# Start of Source excerpt
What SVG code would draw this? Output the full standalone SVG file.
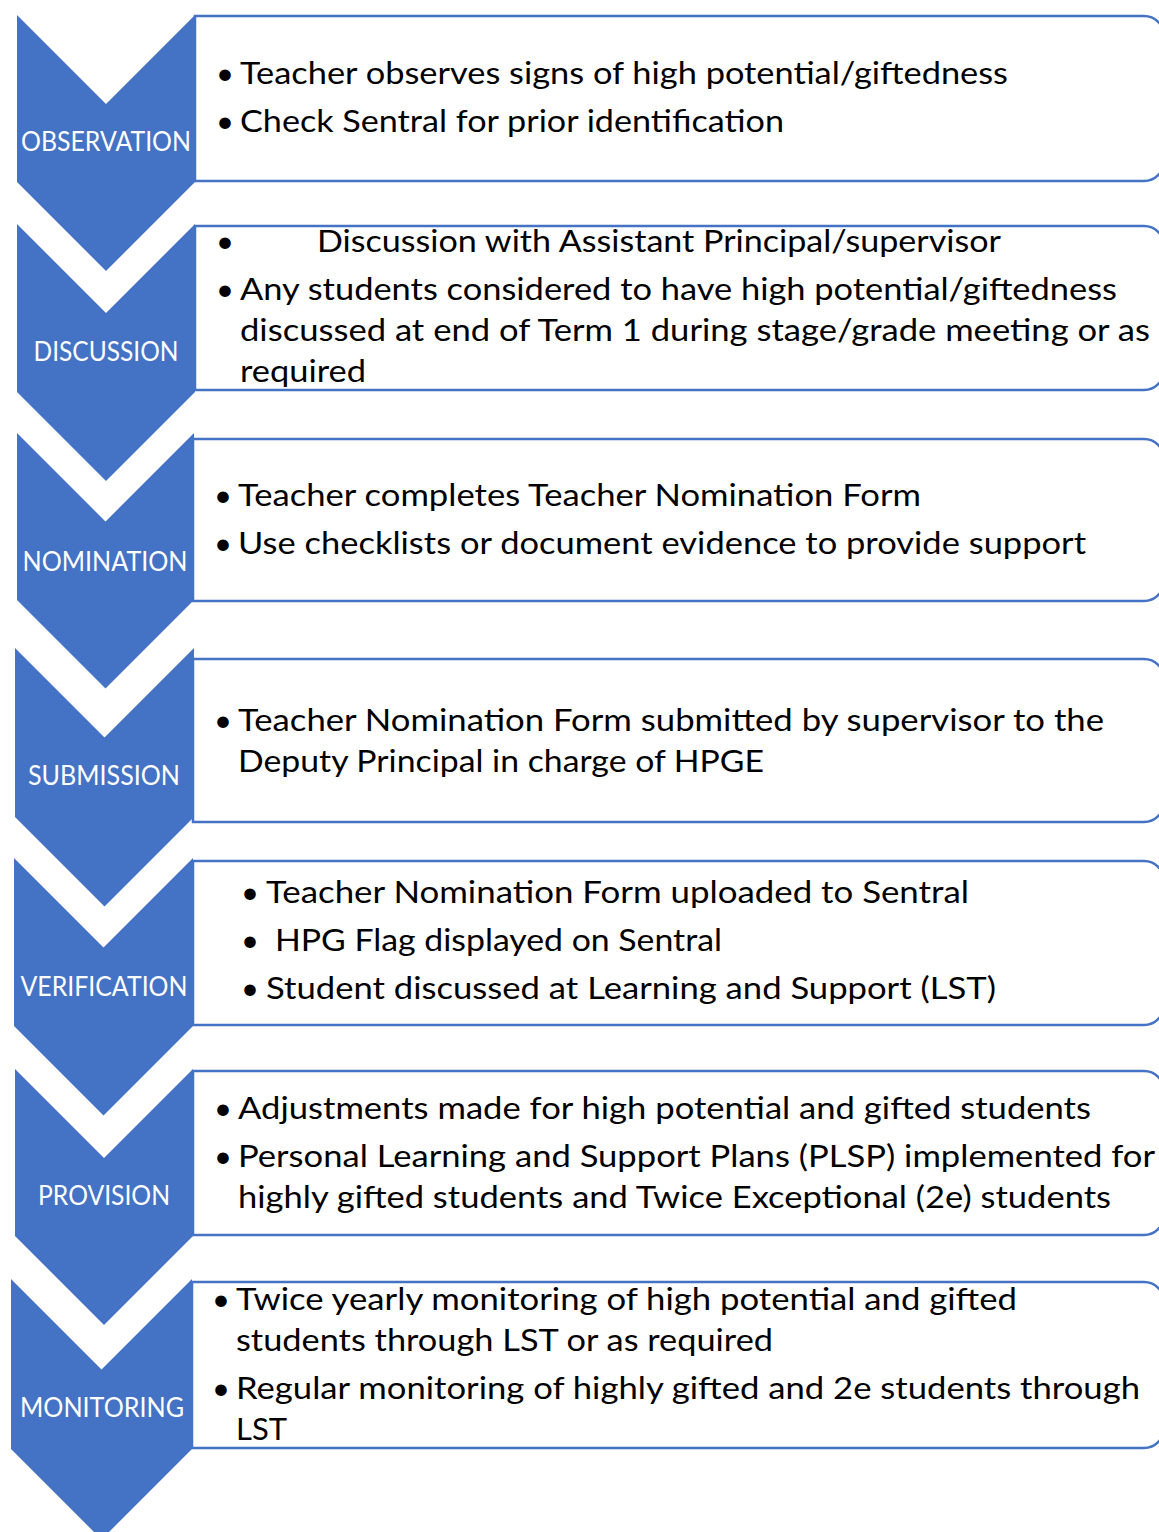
<svg xmlns="http://www.w3.org/2000/svg" width="1159" height="1532" viewBox="0 0 1159 1532">
  <style>
    .box { fill: #ffffff; stroke: #4472C4; stroke-width: 2.5; }
    .chev { fill: #4472C4; }
    .lbl { font-family: Lato, "Open Sans", "Liberation Sans", sans-serif; font-size: 26px; fill: #ffffff; text-anchor: middle; }
    .txt { font-family: Lato, "Open Sans", "Liberation Sans", sans-serif; font-size: 31px; fill: #000000; }
  </style>
  <rect width="1159" height="1532" fill="#ffffff"/>

  <!-- step 1 -->
  <g id="observation">
    <path class="box" d="M195,16 H1144 A20,20 0 0 1 1164,36 V161 A20,20 0 0 1 1144,181 H195 Z"/>
    <path class="chev" d="M17,15 L106,104 L195,15 L195,182 L106,271 L17,182 Z"/>
    <text class="lbl" x="106" y="151" textLength="170" lengthAdjust="spacingAndGlyphs">OBSERVATION</text>
    <text class="txt" x="216" y="84">•</text>
    <text class="txt" x="240" y="84" textLength="768" lengthAdjust="spacingAndGlyphs">Teacher observes signs of high potential/giftedness</text>
    <text class="txt" x="216" y="132">•</text>
    <text class="txt" x="240" y="132" textLength="544" lengthAdjust="spacingAndGlyphs">Check Sentral for prior identification</text>
  </g>

  <!-- step 2 -->
  <g id="discussion">
    <path class="box" d="M195,226 H1144 A20,20 0 0 1 1164,246 V370 A20,20 0 0 1 1144,390 H195 Z"/>
    <path class="chev" d="M17,224 L106,313 L195,224 L195,392 L106,481 L17,392 Z"/>
    <text class="lbl" x="106" y="361" textLength="145" lengthAdjust="spacingAndGlyphs">DISCUSSION</text>
    <text class="txt" x="216" y="252">•</text>
    <text class="txt" x="317" y="252" textLength="684" lengthAdjust="spacingAndGlyphs">Discussion with Assistant Principal/supervisor</text>
    <text class="txt" x="216" y="300">•</text>
    <text class="txt" x="240" y="300" textLength="877" lengthAdjust="spacingAndGlyphs">Any students considered to have high potential/giftedness</text>
    <text class="txt" x="240" y="341" textLength="910" lengthAdjust="spacingAndGlyphs">discussed at end of Term 1 during stage/grade meeting or as</text>
    <text class="txt" x="240" y="382" textLength="126" lengthAdjust="spacingAndGlyphs">required</text>
  </g>

  <!-- step 3 -->
  <g id="nomination">
    <path class="box" d="M193,439 H1144 A20,20 0 0 1 1164,459 V581 A20,20 0 0 1 1144,601 H193 Z"/>
    <path class="chev" d="M17,433 L105.5,521.5 L194,433 L194,600 L105.5,688.5 L17,600 Z"/>
    <text class="lbl" x="105" y="571" textLength="165" lengthAdjust="spacingAndGlyphs">NOMINATION</text>
    <text class="txt" x="214" y="506">•</text>
    <text class="txt" x="238" y="506" textLength="683" lengthAdjust="spacingAndGlyphs">Teacher completes Teacher Nomination Form</text>
    <text class="txt" x="214" y="554">•</text>
    <text class="txt" x="238" y="554" textLength="848" lengthAdjust="spacingAndGlyphs">Use checklists or document evidence to provide support</text>
  </g>

  <!-- step 4 -->
  <g id="submission">
    <path class="box" d="M193,659 H1144 A20,20 0 0 1 1164,679 V802 A20,20 0 0 1 1144,822 H193 Z"/>
    <path class="chev" d="M15,648 L104.5,737.5 L194,648 L194,817 L104.5,906.5 L15,817 Z"/>
    <text class="lbl" x="104" y="785" textLength="152" lengthAdjust="spacingAndGlyphs">SUBMISSION</text>
    <text class="txt" x="214" y="731">•</text>
    <text class="txt" x="238" y="731" textLength="866" lengthAdjust="spacingAndGlyphs">Teacher Nomination Form submitted by supervisor to the</text>
    <text class="txt" x="238" y="772" textLength="526" lengthAdjust="spacingAndGlyphs">Deputy Principal in charge of HPGE</text>
  </g>

  <!-- step 5 -->
  <g id="verification">
    <path class="box" d="M193,861 H1144 A20,20 0 0 1 1164,881 V1005 A20,20 0 0 1 1144,1025 H193 Z"/>
    <path class="chev" d="M14,858 L103.5,947.5 L193,858 L193,1026 L103.5,1115.5 L14,1026 Z"/>
    <text class="lbl" x="104" y="996" textLength="167" lengthAdjust="spacingAndGlyphs">VERIFICATION</text>
    <text class="txt" x="241" y="903">•</text>
    <text class="txt" x="266" y="903" textLength="703" lengthAdjust="spacingAndGlyphs">Teacher Nomination Form uploaded to Sentral</text>
    <text class="txt" x="241" y="951">•</text>
    <text class="txt" x="275" y="951" textLength="447" lengthAdjust="spacingAndGlyphs">HPG Flag displayed on Sentral</text>
    <text class="txt" x="241" y="999">•</text>
    <text class="txt" x="266" y="999" textLength="730" lengthAdjust="spacingAndGlyphs">Student discussed at Learning and Support (LST)</text>
  </g>

  <!-- step 6 -->
  <g id="provision">
    <path class="box" d="M193,1071 H1144 A20,20 0 0 1 1164,1091 V1215 A20,20 0 0 1 1144,1235 H193 Z"/>
    <path class="chev" d="M15,1069 L104,1158 L193,1069 L193,1236 L104,1325 L15,1236 Z"/>
    <text class="lbl" x="104" y="1205" textLength="132" lengthAdjust="spacingAndGlyphs">PROVISION</text>
    <text class="txt" x="214" y="1119">•</text>
    <text class="txt" x="238" y="1119" textLength="853" lengthAdjust="spacingAndGlyphs">Adjustments made for high potential and gifted students</text>
    <text class="txt" x="214" y="1167">•</text>
    <text class="txt" x="238" y="1167" textLength="917" lengthAdjust="spacingAndGlyphs">Personal Learning and Support Plans (PLSP) implemented for</text>
    <text class="txt" x="238" y="1208" textLength="873" lengthAdjust="spacingAndGlyphs">highly gifted students and Twice Exceptional (2e) students</text>
  </g>

  <!-- step 7 -->
  <g id="monitoring">
    <path class="box" d="M192,1282 H1144 A20,20 0 0 1 1164,1302 V1428 A20,20 0 0 1 1144,1448 H192 Z"/>
    <path class="chev" d="M11,1279 L101.5,1369.5 L192,1279 L192,1449 L101.5,1539.5 L11,1449 Z"/>
    <text class="lbl" x="102" y="1417" textLength="164" lengthAdjust="spacingAndGlyphs">MONITORING</text>
    <text class="txt" x="212" y="1310">•</text>
    <text class="txt" x="236" y="1310" textLength="781" lengthAdjust="spacingAndGlyphs">Twice yearly monitoring of high potential and gifted</text>
    <text class="txt" x="236" y="1351" textLength="537" lengthAdjust="spacingAndGlyphs">students through LST or as required</text>
    <text class="txt" x="212" y="1399">•</text>
    <text class="txt" x="236" y="1399" textLength="904" lengthAdjust="spacingAndGlyphs">Regular monitoring of highly gifted and 2e students through</text>
    <text class="txt" x="236" y="1440" textLength="51" lengthAdjust="spacingAndGlyphs">LST</text>
  </g>

  <!-- no connectors: the chevrons themselves carry the flow -->
  <g id="connectors"/>
</svg>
# End of Source excerpt
| Exercise goal |
Copy each line exactly, and leave the pictures out of your copy.

| Result of this exercise |
What SVG code would draw this? Output the full standalone SVG file.
<svg xmlns="http://www.w3.org/2000/svg" width="1159" height="1532" viewBox="0 0 1159 1532">
  <style>
    .box { fill: #ffffff; stroke: #4472C4; stroke-width: 2.5; }
    .chev { fill: #4472C4; }
    .lbl { font-family: Lato, "Open Sans", "Liberation Sans", sans-serif; font-size: 26px; fill: #ffffff; text-anchor: middle; }
    .txt { font-family: Lato, "Open Sans", "Liberation Sans", sans-serif; font-size: 31px; fill: #000000; }
  </style>
  <rect width="1159" height="1532" fill="#ffffff"/>

  <!-- step 1 -->
  <g id="observation">
    <path class="box" d="M195,16 H1144 A20,20 0 0 1 1164,36 V161 A20,20 0 0 1 1144,181 H195 Z"/>
    <path class="chev" d="M17,15 L106,104 L195,15 L195,182 L106,271 L17,182 Z"/>
    <text class="lbl" x="106" y="151" textLength="170" lengthAdjust="spacingAndGlyphs">OBSERVATION</text>
    <text class="txt" x="216" y="84">•</text>
    <text class="txt" x="240" y="84" textLength="768" lengthAdjust="spacingAndGlyphs">Teacher observes signs of high potential/giftedness</text>
    <text class="txt" x="216" y="132">•</text>
    <text class="txt" x="240" y="132" textLength="544" lengthAdjust="spacingAndGlyphs">Check Sentral for prior identification</text>
  </g>

  <!-- step 2 -->
  <g id="discussion">
    <path class="box" d="M195,226 H1144 A20,20 0 0 1 1164,246 V370 A20,20 0 0 1 1144,390 H195 Z"/>
    <path class="chev" d="M17,224 L106,313 L195,224 L195,392 L106,481 L17,392 Z"/>
    <text class="lbl" x="106" y="361" textLength="145" lengthAdjust="spacingAndGlyphs">DISCUSSION</text>
    <text class="txt" x="216" y="252">•</text>
    <text class="txt" x="317" y="252" textLength="684" lengthAdjust="spacingAndGlyphs">Discussion with Assistant Principal/supervisor</text>
    <text class="txt" x="216" y="300">•</text>
    <text class="txt" x="240" y="300" textLength="877" lengthAdjust="spacingAndGlyphs">Any students considered to have high potential/giftedness</text>
    <text class="txt" x="240" y="341" textLength="910" lengthAdjust="spacingAndGlyphs">discussed at end of Term 1 during stage/grade meeting or as</text>
    <text class="txt" x="240" y="382" textLength="126" lengthAdjust="spacingAndGlyphs">required</text>
  </g>

  <!-- step 3 -->
  <g id="nomination">
    <path class="box" d="M193,439 H1144 A20,20 0 0 1 1164,459 V581 A20,20 0 0 1 1144,601 H193 Z"/>
    <path class="chev" d="M17,433 L105.5,521.5 L194,433 L194,600 L105.5,688.5 L17,600 Z"/>
    <text class="lbl" x="105" y="571" textLength="165" lengthAdjust="spacingAndGlyphs">NOMINATION</text>
    <text class="txt" x="214" y="506">•</text>
    <text class="txt" x="238" y="506" textLength="683" lengthAdjust="spacingAndGlyphs">Teacher completes Teacher Nomination Form</text>
    <text class="txt" x="214" y="554">•</text>
    <text class="txt" x="238" y="554" textLength="848" lengthAdjust="spacingAndGlyphs">Use checklists or document evidence to provide support</text>
  </g>

  <!-- step 4 -->
  <g id="submission">
    <path class="box" d="M193,659 H1144 A20,20 0 0 1 1164,679 V802 A20,20 0 0 1 1144,822 H193 Z"/>
    <path class="chev" d="M15,648 L104.5,737.5 L194,648 L194,817 L104.5,906.5 L15,817 Z"/>
    <text class="lbl" x="104" y="785" textLength="152" lengthAdjust="spacingAndGlyphs">SUBMISSION</text>
    <text class="txt" x="214" y="731">•</text>
    <text class="txt" x="238" y="731" textLength="866" lengthAdjust="spacingAndGlyphs">Teacher Nomination Form submitted by supervisor to the</text>
    <text class="txt" x="238" y="772" textLength="526" lengthAdjust="spacingAndGlyphs">Deputy Principal in charge of HPGE</text>
  </g>

  <!-- step 5 -->
  <g id="verification">
    <path class="box" d="M193,861 H1144 A20,20 0 0 1 1164,881 V1005 A20,20 0 0 1 1144,1025 H193 Z"/>
    <path class="chev" d="M14,858 L103.5,947.5 L193,858 L193,1026 L103.5,1115.5 L14,1026 Z"/>
    <text class="lbl" x="104" y="996" textLength="167" lengthAdjust="spacingAndGlyphs">VERIFICATION</text>
    <text class="txt" x="241" y="903">•</text>
    <text class="txt" x="266" y="903" textLength="703" lengthAdjust="spacingAndGlyphs">Teacher Nomination Form uploaded to Sentral</text>
    <text class="txt" x="241" y="951">•</text>
    <text class="txt" x="275" y="951" textLength="447" lengthAdjust="spacingAndGlyphs">HPG Flag displayed on Sentral</text>
    <text class="txt" x="241" y="999">•</text>
    <text class="txt" x="266" y="999" textLength="730" lengthAdjust="spacingAndGlyphs">Student discussed at Learning and Support (LST)</text>
  </g>

  <!-- step 6 -->
  <g id="provision">
    <path class="box" d="M193,1071 H1144 A20,20 0 0 1 1164,1091 V1215 A20,20 0 0 1 1144,1235 H193 Z"/>
    <path class="chev" d="M15,1069 L104,1158 L193,1069 L193,1236 L104,1325 L15,1236 Z"/>
    <text class="lbl" x="104" y="1205" textLength="132" lengthAdjust="spacingAndGlyphs">PROVISION</text>
    <text class="txt" x="214" y="1119">•</text>
    <text class="txt" x="238" y="1119" textLength="853" lengthAdjust="spacingAndGlyphs">Adjustments made for high potential and gifted students</text>
    <text class="txt" x="214" y="1167">•</text>
    <text class="txt" x="238" y="1167" textLength="917" lengthAdjust="spacingAndGlyphs">Personal Learning and Support Plans (PLSP) implemented for</text>
    <text class="txt" x="238" y="1208" textLength="873" lengthAdjust="spacingAndGlyphs">highly gifted students and Twice Exceptional (2e) students</text>
  </g>

  <!-- step 7 -->
  <g id="monitoring">
    <path class="box" d="M192,1282 H1144 A20,20 0 0 1 1164,1302 V1428 A20,20 0 0 1 1144,1448 H192 Z"/>
    <path class="chev" d="M11,1279 L101.5,1369.5 L192,1279 L192,1449 L101.5,1539.5 L11,1449 Z"/>
    <text class="lbl" x="102" y="1417" textLength="164" lengthAdjust="spacingAndGlyphs">MONITORING</text>
    <text class="txt" x="212" y="1310">•</text>
    <text class="txt" x="236" y="1310" textLength="781" lengthAdjust="spacingAndGlyphs">Twice yearly monitoring of high potential and gifted</text>
    <text class="txt" x="236" y="1351" textLength="537" lengthAdjust="spacingAndGlyphs">students through LST or as required</text>
    <text class="txt" x="212" y="1399">•</text>
    <text class="txt" x="236" y="1399" textLength="904" lengthAdjust="spacingAndGlyphs">Regular monitoring of highly gifted and 2e students through</text>
    <text class="txt" x="236" y="1440" textLength="51" lengthAdjust="spacingAndGlyphs">LST</text>
  </g>

  <!-- no connectors: the chevrons themselves carry the flow -->
  <g id="connectors"/>
</svg>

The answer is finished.